We humans have an incorrigible, idiotic kind of blind arrogance, myself included. I confess I never once thought about observing how Nature gardens and modeling my gardens on hers. Not once. Yet Earth has survived for millions of years, creating rich, self-sustaining forests, swamps, grasslands and other habitats without the interference of human beings. We don’t think about the plants’ point of view, though. We come along, wear out our bodies, spend money, try to reinvent elegant and sustainable life systems and wonder why gardens don’t thrive.
Beach rose hedge 09/17
I’ve been thinking about this article about what makes plants happy for months, and watching our little rose hedge. As we move into fall, I spend a certain amount of time pruning away dead wood and crowded saplings in many different places. We’ve cut a couple of old and dangerous trees. As I work, I carefully lay all the debris at the base of the plants I’m working on. I don’t uproot things. I don’t disturb the soil or the layer of wet rotting leaves on the forest floor. I cherish the sight of mushrooms growing everywhere, because I know they signal a healthy mycelium net underground, serving every plant and tree on the place and beyond. Apples and berries fall and rot where they lay, sinking back into the ever-richer earth. I notice how the wildflowers grow and spread and who they grow and bloom with. I’m making friends with the low ground-covering plants: Wild chamomile, wild strawberry, white clover, wild basil with its purple flowers, the sweet little violets and rabbit’s foot clover.

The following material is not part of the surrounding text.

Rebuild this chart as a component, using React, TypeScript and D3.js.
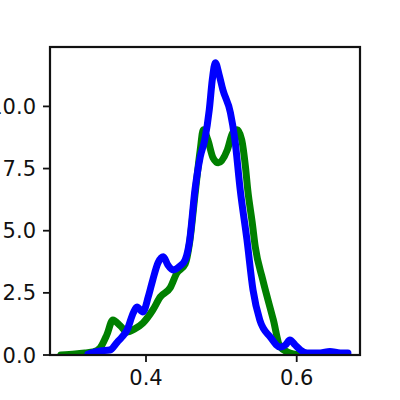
import React from "react";
import * as d3 from "d3";

const greenX = [0.287, 0.306, 0.319, 0.330, 0.339, 0.348, 0.356, 0.366, 0.375, 0.385, 0.396, 0.409, 0.419, 0.432, 0.441, 0.452, 0.458, 0.465, 0.472, 0.476, 0.482, 0.489, 0.496, 0.508, 0.515, 0.521, 0.527, 0.532, 0.535, 0.541, 0.545, 0.555, 0.569, 0.578, 0.591, 0.605];
const greenY = [0, 0.04, 0.08, 0.12, 0.28, 0.81, 1.41, 1.17, 0.93, 1.05, 1.29, 1.81, 2.34, 2.70, 3.30, 3.66, 4.55, 6.44, 8.26, 9.06, 8.66, 7.93, 7.73, 8.26, 8.94, 9.06, 8.66, 7.57, 6.65, 5.32, 4.35, 3.02, 1.41, 0.32, 0.08, 0];

const blueX = [0.323, 0.339, 0.352, 0.362, 0.368, 0.375, 0.383, 0.388, 0.396, 0.403, 0.409, 0.416, 0.423, 0.429, 0.436, 0.445, 0.452, 0.458, 0.465, 0.472, 0.478, 0.484, 0.488, 0.492, 0.497, 0.502, 0.512, 0.518, 0.525, 0.534, 0.542, 0.551, 0.565, 0.578, 0.585, 0.591, 0.598, 0.605, 0.614, 0.631, 0.644, 0.658, 0.668];
const blueY = [0.04, 0.16, 0.20, 0.52, 0.72, 1.01, 1.69, 1.93, 1.73, 2.34, 3.02, 3.71, 3.95, 3.62, 3.42, 3.58, 3.83, 4.63, 6.65, 7.97, 8.66, 9.87, 11.08, 11.76, 11.28, 10.67, 9.75, 8.66, 6.65, 4.63, 2.62, 1.41, 0.72, 0.32, 0.40, 0.60, 0.40, 0.20, 0.08, 0.08, 0.14, 0.08, 0.08];

const xTicks = [0.4, 0.6];
const yTicks = [0, 2.5, 5, 7.5, 10];

const L = 50, R = 360, T = 47, B = 355;

export default function App() {
  const x = d3.scaleLinear().domain([0.2726, 0.684]).range([L, R]);
  const y = d3.scaleLinear().domain([0, 12.39]).range([B, T]);
  const line = d3
    .line<[number, number]>()
    .x((d) => x(d[0]))
    .y((d) => y(d[1]))
    .curve(d3.curveMonotoneX);
  const g = greenX.map((v, i) => [v, greenY[i]] as [number, number]);
  const b = blueX.map((v, i) => [v, blueY[i]] as [number, number]);
  const font = "'DejaVu Sans', sans-serif";
  return (
    <svg
      width={400}
      height={400}
      style={{ position: "absolute", left: 0, top: 0, background: "#fff" }}
    >
      <rect x={0} y={0} width={400} height={400} fill="#fff" />
      <defs>
        <clipPath id="clip">
          <rect x={L} y={T} width={R - L} height={B - T} />
        </clipPath>
      </defs>
      <g clipPath="url(#clip)">
        <path d={line(g) || ""} fill="none" stroke="#008000" strokeWidth={7} strokeLinejoin="round" strokeLinecap="round" />
        <path d={line(b) || ""} fill="none" stroke="#0000ff" strokeWidth={7} strokeLinejoin="round" strokeLinecap="round" />
      </g>
      <rect x={L} y={T} width={R - L} height={B - T} fill="none" stroke="#111" strokeWidth={2.2} />
      {xTicks.map((t) => (
        <g key={t}>
          <line x1={x(t)} x2={x(t)} y1={B} y2={B + 7} stroke="#111" strokeWidth={1.8} />
          <text x={x(t)} y={385} textAnchor="middle" fontFamily={font} fontSize={21} fill="#111">
            {t.toFixed(1)}
          </text>
        </g>
      ))}
      {yTicks.map((t) => (
        <g key={t}>
          <line x1={L - 7} x2={L} y1={y(t)} y2={y(t)} stroke="#111" strokeWidth={1.8} />
          <text x={36} y={y(t)} dy="0.36em" textAnchor="end" fontFamily={font} fontSize={21} fill="#111">
            {t.toFixed(1)}
          </text>
        </g>
      ))}
    </svg>
  );
}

Unless in our way, we let trees lie as they fall and rot over time. We run the mower over autumn leaves and let them lie. We carefully stake volunteer or rodent-planted saplings to avoid mowing them, so the next generation of black walnut, maple, oak and beech can grow. We leave the tent caterpillars alone, because they provide food for birds, bears and other creatures.
I realize now all my neat gardening was driven by perfectionism, by a desire to feel in control, and by a need to please the eye of myself and others. I invested a lot of sweat equity in trying to garden “right” without ever questioning what that really meant. I made it much, much harder and more expensive than it ever needed to be.
It’s worth noting this is exactly the way I treat myself.
The rose hedge reanimated itself. It grows in the most inhospitable area of the whole place, but it knew just what to do. I stood back, let it alone and marveled.
You know what? I take it back. I’m not a gardener. But I do humbly enjoy a 26-acre garden.